Si la cérémonie d’investiture d’hier mardi donne plein mandat à IBK pour conduire la destinée des Maliens ces 5 prochaines années, elle ne confère aucune sérénité aux Maliens qui s’interrogent sur l’aboutissement du bras de fer qui a trouvé son terrain de prédilection dans les rues. A défaut d’avoir pu mobiliser l’électorat pour un meilleur taux de participation, l’Opposition, motivée par l’ampleur de la clameur des rues, aussi bien à Bamako qu’à l’intérieur du pays et dans certaines capitales africaines, entend poursuivre sur cette lancée.

Arrivé au pouvoir en 2013, dans un contexte de guerre contre les islamistes armés, Ibrahim Boubacar Keïta martèlera dans son discours, avoir «choisi de placer le rétablissement de la paix et de la sécurité au niveau de priorité absolue». On ne peut s’empêcher de penser à la nécessité absolue d’appliquer l’accord de paix de 2015 resté lettre morte. Pour y parvenir, il aura sans doute besoin du soutien du peuple malien d’où, tout en rejetant les accusations de fraudes électorales formulées par son adversaire du second tour, son appel à «l’opposition à faire bloc, avec lui, face aux risques qui pèsent sur la sécurité au Mali». Le mot est lâché, «insécurité», ce danger permanent sur la tête des Maliens tel l’épée de Damoclès, l’enfant de Sébénikoro a vu son capital s’éroder dangereusement auprès des Maliens, au fil de son mandat précédent. Même si des efforts n’ont pas manqué, le chapitre sécuritaire est perçu, aussi bien à l’intérieur qu’à l’extérieur, comme un échec cuisant, du fait de la perte totale dans certaines zones du pays, de l’autorité de l’Etat. D’ailleurs, le président de la Cour suprême, Nounhoum Tapily, ne s’est pas dérobé lors de la cérémonie : «Un des soucis majeurs demeure : la restauration de l’autorité de l’Etat à travers la présence effective des pouvoirs publics et des services sociaux de base, sur toute l’étendue du territoire national», lancera-t-il au président réélu.

Finalement, même si physiquement et financièrement, IBK se serait considérablement délesté, la grimpée de la colline de Koulouba semble de loin, moins harassante que le poids de la destinée que le peuple malien vient de porter sur les épaules de ce septuagénaire. Outre la dégradation des conditions de sécurité due aux insurgés islamistes et aux diverses tensions ethniques, celui qui entame depuis hier son dernier baroud d’honneur à la tête du Mali va devoir œuvrer à redonner espoir aux Maliens, en leur fournissant du travail, en luttant contre la corruption et surtout en gérant et répartissant au mieux la richesse du pays.

Cependant, on ne construit que sur du solide.
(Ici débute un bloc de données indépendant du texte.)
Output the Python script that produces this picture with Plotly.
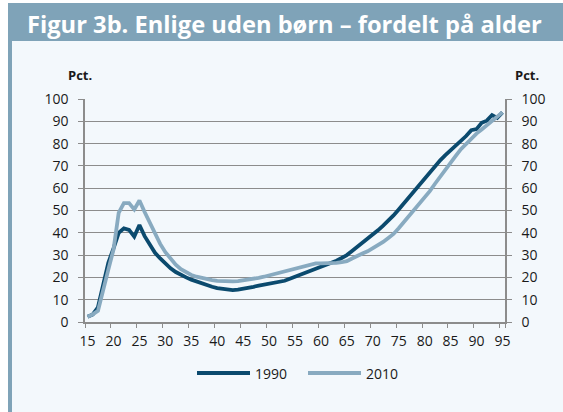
import plotly.graph_objects as go

ages = list(range(15, 96))

pct_1990 = [2.4, 3.4, 6.6, 17.6, 26.6, 33, 40, 42, 41.3, 38.3,
            43.5, 38.5, 34.5, 31, 28.5, 26, 24.1, 22.4, 21.1, 20,
            19, 18.1, 17.2, 16.4, 15.8, 15.2, 14.8, 14.5, 14.3, 14.5,
            14.8, 15.4, 15.8, 16.3, 16.7, 17.2, 17.6, 17.9, 18.5, 19.4,
            20.3, 21.1, 21.7, 22.7, 23.8, 24.8, 25.6, 26.5, 27.5, 28.7,
            30, 31.8, 33.6, 35.3, 37.2, 39.1, 41.1, 43.2, 45.4, 47.8,
            50.5, 53.3, 56.2, 59, 61.4, 64, 66.8, 69.7, 72.5, 74.8,
            76.9, 79, 81.1, 83.4, 86, 86.5, 89.3, 90.3, 92.8, 91.5,
            94]

pct_2010 = [2.4, 3.4, 5, 13.5, 23.5, 32.5, 49, 53.3, 53.3, 50.5,
            54.5, 49.3, 44.5, 39.5, 35, 31.3, 28.2, 25.7, 23.7, 22.2,
            21.1, 20.3, 19.7, 19.2, 18.8, 18.4, 18.2, 18.1, 18.2, 18.3,
            18.6, 19, 19.4, 19.8, 20.3, 20.9, 21.5, 22.2, 22.8, 23.3,
            24, 24.5, 25.2, 26, 26.3, 26.3, 26.3, 26.3, 26.5, 26.8,
            27.3, 28.5, 29.8, 30.7, 31.7, 33, 34.4, 35.9, 37.7, 39.5,
            42, 44.7, 47.3, 50, 52.8, 55.7, 58.7, 62, 65.3, 68.5,
            71.3, 74.5, 77.5, 80, 82.5, 84.5, 86.3, 88.2, 90, 92,
            94]

x_tick_labels = [str(a) for a in range(15, 96, 5)]
series_names = ["1990", "2010"]
title_text = "Figur 3b. Enlige uden børn – fordelt på alder"
unit_text = "Pct."

DARK = "#0b4a6e"
LIGHT = "#88aac0"
BAR = "#7fa3b8"
BG = "#f3f8fc"
GRID = "#8c8c8c"
TXT = "#1a1a1a"
FONT = "Open Sans"

W, H = 563, 412
L, R, T, B = 85, 505, 99, 322


def px(x):
    return (x - L) / (R - L)


def py(y):
    return (B - y) / (B - T)


fig = go.Figure()
fig.add_trace(go.Scatter(x=ages, y=pct_1990, mode="lines", name=series_names[0],
                         line=dict(color=DARK, width=3.8), showlegend=False))
fig.add_trace(go.Scatter(x=ages, y=pct_2010, mode="lines", name=series_names[1],
                         line=dict(color=LIGHT, width=3.8), showlegend=False))

axis_common = dict(
    range=[0, 100], dtick=10, tick0=0,
    showgrid=True, gridcolor=GRID, gridwidth=1.3,
    showline=True, linecolor=GRID, linewidth=1.5,
    ticks="outside", ticklen=5, tickcolor=GRID, tickwidth=1.3,
    tickfont=dict(family=FONT, size=14, color=TXT),
    zeroline=False, fixedrange=True,
)

fig.update_layout(
    width=W, height=H,
    margin=dict(l=L, r=W - R, t=T, b=H - B, pad=0),
    paper_bgcolor="white",
    plot_bgcolor="rgba(0,0,0,0)",
    showlegend=False,
    xaxis=dict(
        type="category", range=[-0.5, len(ages) - 0.5],
        tickmode="array", tickvals=[int(v) for v in x_tick_labels],
        ticktext=x_tick_labels, tickson="boundaries", tickangle=0,
        showgrid=False, showline=True, linecolor=GRID, linewidth=1.5,
        ticks="outside", ticklen=4, tickcolor=GRID, tickwidth=1.3,
        tickfont=dict(family=FONT, size=14, color=TXT),
        ticklabelstandoff=5, zeroline=False, automargin=False, fixedrange=True,
    ),
    yaxis=dict(**axis_common, ticklabelstandoff=7, automargin=False),
    yaxis2=dict(**axis_common, overlaying="y", side="right", matches="y",
                ticklabelstandoff=7, automargin=False),
)
# invisible trace to anchor right axis
fig.add_trace(go.Scatter(x=[ages[0]], y=[None], yaxis="y2", showlegend=False,
                         hoverinfo="skip"))

shapes = [
    dict(type="rect", xref="paper", yref="paper", x0=px(12), x1=px(W), y0=py(41), y1=py(H),
         fillcolor=BG, line=dict(width=0), layer="below"),
    dict(type="rect", xref="paper", yref="paper", x0=px(12), x1=px(W), y0=py(3), y1=py(41),
         fillcolor=BAR, line=dict(width=0), layer="below"),
    dict(type="rect", xref="paper", yref="paper", x0=px(8), x1=px(12), y0=py(3), y1=py(H),
         fillcolor=BAR, line=dict(width=0), layer="below"),
    dict(type="line", xref="paper", yref="paper", x0=px(197), x1=px(250), y0=py(373), y1=py(373),
         line=dict(color=DARK, width=4)),
    dict(type="line", xref="paper", yref="paper", x0=px(308), x1=px(361), y0=py(373), y1=py(373),
         line=dict(color=LIGHT, width=4)),
]

annotations = [
    dict(text="<b>" + title_text + "</b>", xref="paper", yref="paper", x=px(25), y=py(24),
         xanchor="left", yanchor="middle", showarrow=False,
         font=dict(family=FONT, size=23.7, color="white")),
    dict(text="<b>" + unit_text + "</b>", xref="paper", yref="paper", x=px(80), y=py(75),
         xanchor="center", yanchor="middle", showarrow=False,
         font=dict(family=FONT, size=13, color=TXT)),
    dict(text="<b>" + unit_text + "</b>", xref="paper", yref="paper", x=px(527), y=py(75),
         xanchor="center", yanchor="middle", showarrow=False,
         font=dict(family=FONT, size=13, color=TXT)),
    dict(text=series_names[0], xref="paper", yref="paper", x=px(253), y=py(373),
         xanchor="left", yanchor="middle", showarrow=False,
         font=dict(family=FONT, size=14, color=TXT)),
    dict(text=series_names[1], xref="paper", yref="paper", x=px(364), y=py(373),
         xanchor="left", yanchor="middle", showarrow=False,
         font=dict(family=FONT, size=14, color=TXT)),
]

fig.update_layout(shapes=shapes, annotations=annotations)
fig.write_html("out.html", config={"displayModeBar": False},
               post_script="document.body.style.margin='0px';")
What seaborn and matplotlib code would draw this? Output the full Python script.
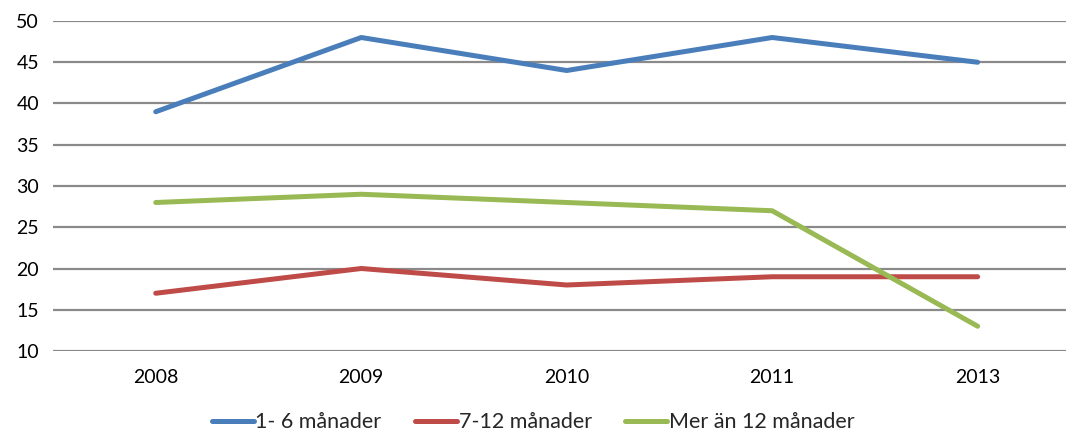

Et IBK doit s’empressé de redonner une stabilité fiable à ce socle, sérieusement lézardé par son adversaire du second tour qui, quoi qu’on dise, est en train de rallier à sa cause, non pas forcément ses partisans, mais immanquablement tous ces hommes et femmes, que la gestion parfois calamiteuse de son premier quinquennat à laisser en rade. Cette rançon de la mal-gouvernance et des promesses non- tenues, IBK doit forcément la solder d’une façon ou d’une autre, pour espérer réunir toutes les forces maliennes contre le mal djihadiste.